Para unos era una pesadilla, y para otros un símbolo. Entre los que los consideraban un estorbo estaban los politiqueros y magnates de la década del 40 del pasado siglo, quienes habían sembrado en el imaginario popular que “sin azúcar no había país”, pero omitían la realidad de que sin ella perdían un gran negocio que les generaba millones de pesos.
Claro que les molestaba a sus detractores que aquel negro de ojos vivaces y mirada transparente, se convirtiera con el paso del tiempo en un líder, no solo porque era seguido por las masas explotadas de sus trabajadores, sino porque había escalado -a fuerza de honradez y valentía- los diferentes peldaños que lo encumbraron como dirigente de la Federación Nacional de Obreros Azucareros y representante a la Cámara por el Partido Unión Revolucionaria Comunista, en las elecciones generales de 1940.

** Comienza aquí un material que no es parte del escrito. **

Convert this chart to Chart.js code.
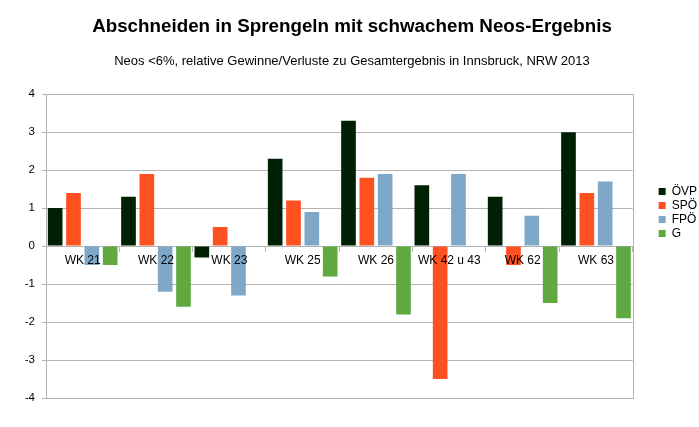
<!DOCTYPE html>
<html lang="de">
<head>
  <meta charset="UTF-8">
  <title>Abschneiden in Sprengeln mit schwachem Neos-Ergebnis</title>
  <script src="https://cdn.jsdelivr.net/npm/chart.js"></script>
  <style>
    html, body { margin: 0; padding: 0; background: #fff; }
    #wrap { width: 699px; height: 427px; }
  </style>
</head>
<body>
  <div id="wrap"><canvas id="neosChart"></canvas></div>

  <script>
    // Sprengel (Wahlkreise)
    const categories = ["WK 21", "WK 22", "WK 23", "WK 25", "WK 26", "WK 42 u 43", "WK 62", "WK 63"];

    // relative Gewinne/Verluste in Prozentpunkten
    const oevp = [1.0, 1.3, -0.3, 2.3, 3.3, 1.6, 1.3, 3.0];
    const spoe = [1.4, 1.9, 0.5, 1.2, 1.8, -3.5, -0.5, 1.4];
    const fpoe = [-0.5, -1.2, -1.3, 0.9, 1.9, 1.9, 0.8, 1.7];
    const gruene = [-0.5, -1.6, null, -0.8, -1.8, null, -1.5, -1.9];

    const yTicks = [-4, -3, -2, -1, 0, 1, 2, 3, 4];

    const gridColor = "#b3b3b3";
    const font = "'Liberation Sans', Arial, sans-serif";

    // Rahmen um die Zeichenfläche
    const frame = {
      id: "frame",
      afterDatasetsDraw(chart) {
        const a = chart.chartArea;
        const ctx = chart.ctx;
        ctx.save();
        ctx.strokeStyle = gridColor;
        ctx.lineWidth = 1;
        ctx.strokeRect(Math.round(a.left) + 0.5, Math.round(a.top) + 0.5,
          Math.round(a.right - a.left), Math.round(a.bottom - a.top));
        ctx.restore();
      }
    };

    const ctx = document.getElementById("neosChart").getContext("2d");
    new Chart(ctx, {
      type: "bar",
      data: {
        labels: categories,
        datasets: [
          { label: "ÖVP", data: oevp, backgroundColor: "#002004" },
          { label: "SPÖ", data: spoe, backgroundColor: "#ff5020" },
          { label: "FPÖ", data: fpoe, backgroundColor: "#7fa8c8" },
          { label: "G", data: gruene, backgroundColor: "#60a840" }
        ]
      },
      options: {
        responsive: true,
        maintainAspectRatio: false,
        animation: false,
        datasets: {
          bar: { barPercentage: 0.8, categoryPercentage: 1.0 }
        },
        layout: { padding: { left: -3, right: -8, top: 8, bottom: 29 } },
        plugins: {
          tooltip: { enabled: false },
          title: {
            display: true,
            text: "Abschneiden in Sprengeln mit schwachem Neos-Ergebnis",
            color: "#000",
            font: { family: font, size: 18.8, weight: "bold" },
            padding: { top: 8, bottom: 15 }
          },
          subtitle: {
            display: true,
            text: "Neos <6%, relative Gewinne/Verluste zu Gesamtergebnis in Innsbruck, NRW 2013",
            color: "#000",
            font: { family: font, size: 13 },
            padding: { bottom: 25 }
          },
          legend: {
            position: "right",
            align: "start",
            title: { display: true, text: " ", padding: { top: 161 } },
            labels: {
              color: "#000",
              font: { family: font, size: 12 },
              boxWidth: 7,
              boxHeight: 7,
              padding: 2
            }
          }
        },
        scales: {
          x: {
            position: { y: 0 },
            grid: { display: true, drawOnChartArea: false, offset: true, tickLength: 5, color: gridColor },
            border: { display: true, color: gridColor },
            // Beschriftung über den Balken zeichnen
            ticks: { z: 1, color: "#000", font: { family: font, size: 12 }, padding: 2 }
          },
          y: {
            min: -4,
            max: 4,
            afterBuildTicks(scale) { scale.ticks = yTicks.map(v => ({ value: v })); },
            afterFit(scale) { scale.width = 49; },
            grid: { color: gridColor, tickLength: 4 },
            border: { color: gridColor },
            ticks: { color: "#000", font: { family: font, size: 11.5 }, padding: 7 }
          },
          // leerer Abstand zwischen Zeichenfläche und Legende
          gap: {
            type: "linear",
            position: "right",
            display: true,
            grid: { display: false },
            border: { display: false },
            ticks: { display: false },
            afterFit(scale) { scale.width = 24; }
          }
        }
      },
      plugins: [frame]
    });
  </script>
</body>
</html>
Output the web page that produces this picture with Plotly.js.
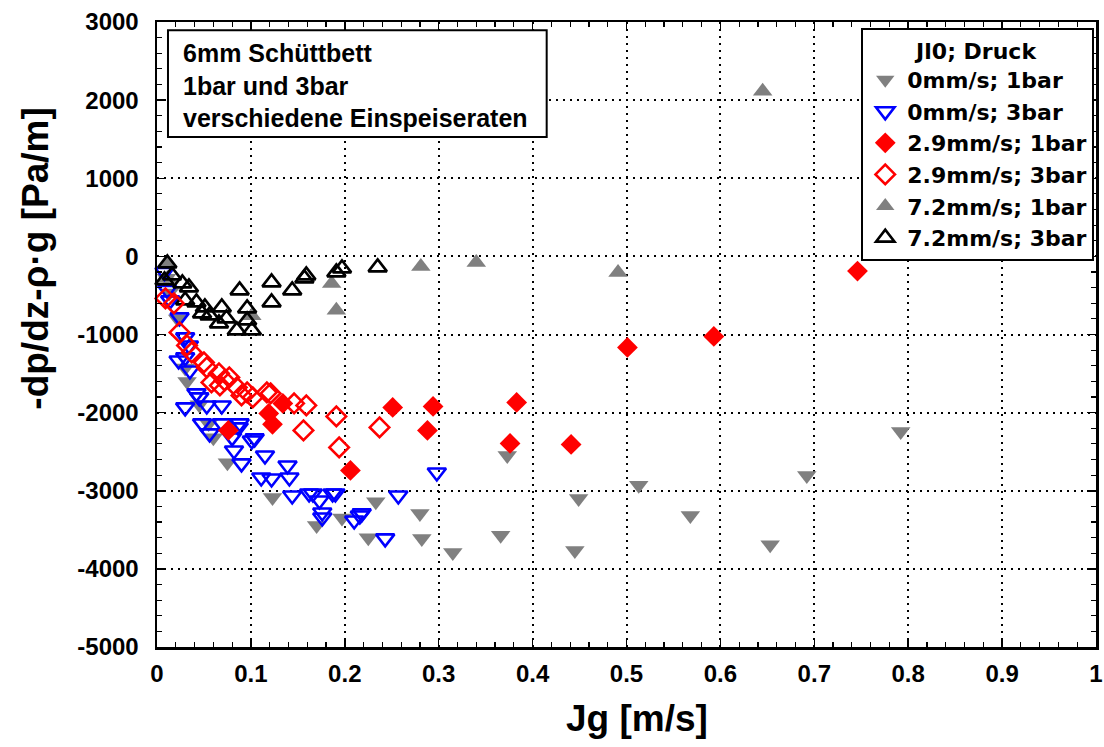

Nunca olvidó su procedencia humilde y su compromiso con la forja de la unidad, la defensa de los derechos y la formación de la conciencia revolucionaria entre los hombres que producían la dulce gramínea.
Entre sus conquistas más significativas estuvieron el logro del diferencial azucarero, la caja de retiro y la cláusula de garantía, beneficiosas todas para el país y para la economía familiar de los obreros de su sector.
También logró el pago de horas extras, la elevación del salario, el logro del retiro, la higienización de los bateyes y otras medidas de carácter social que beneficiaron a muchos.
Por tanto bien hecho las cañas se ponían en fila, para verlo transitar, como cuando un General hace un pase de revista a sus tropas y estas le rinden tributo militar.
Cómo no imaginar que ese horrendo 22 de enero de 1948, cuando en la Terminal de trenes de Manzanillo disparaban cobardemente las balas traicioneras que le darían muerte a Jesús Menéndez, hubo un silencio sepulcral en todos los campos cubanos.
Varios machetes se negaron a trabajar porque un pesar profundo los paralizó, y las pocas cañas -cortadas minutos antes de la barbarie- dicen que al ser molidas manaron una sustancia amarga, nada parecida a su característica miel, y los centrales del país chirriaban un sonido lastimero y triste al procesarlas.
Ese día había muerto el General de las cañas, y esas plantaciones -tradicionalmente mecidas por el viento- ni bailaron ni danzaron, solo pudieron expresar su profundo dolor, emanando un líquido con el sabor acre de la pérdida y la añoranza.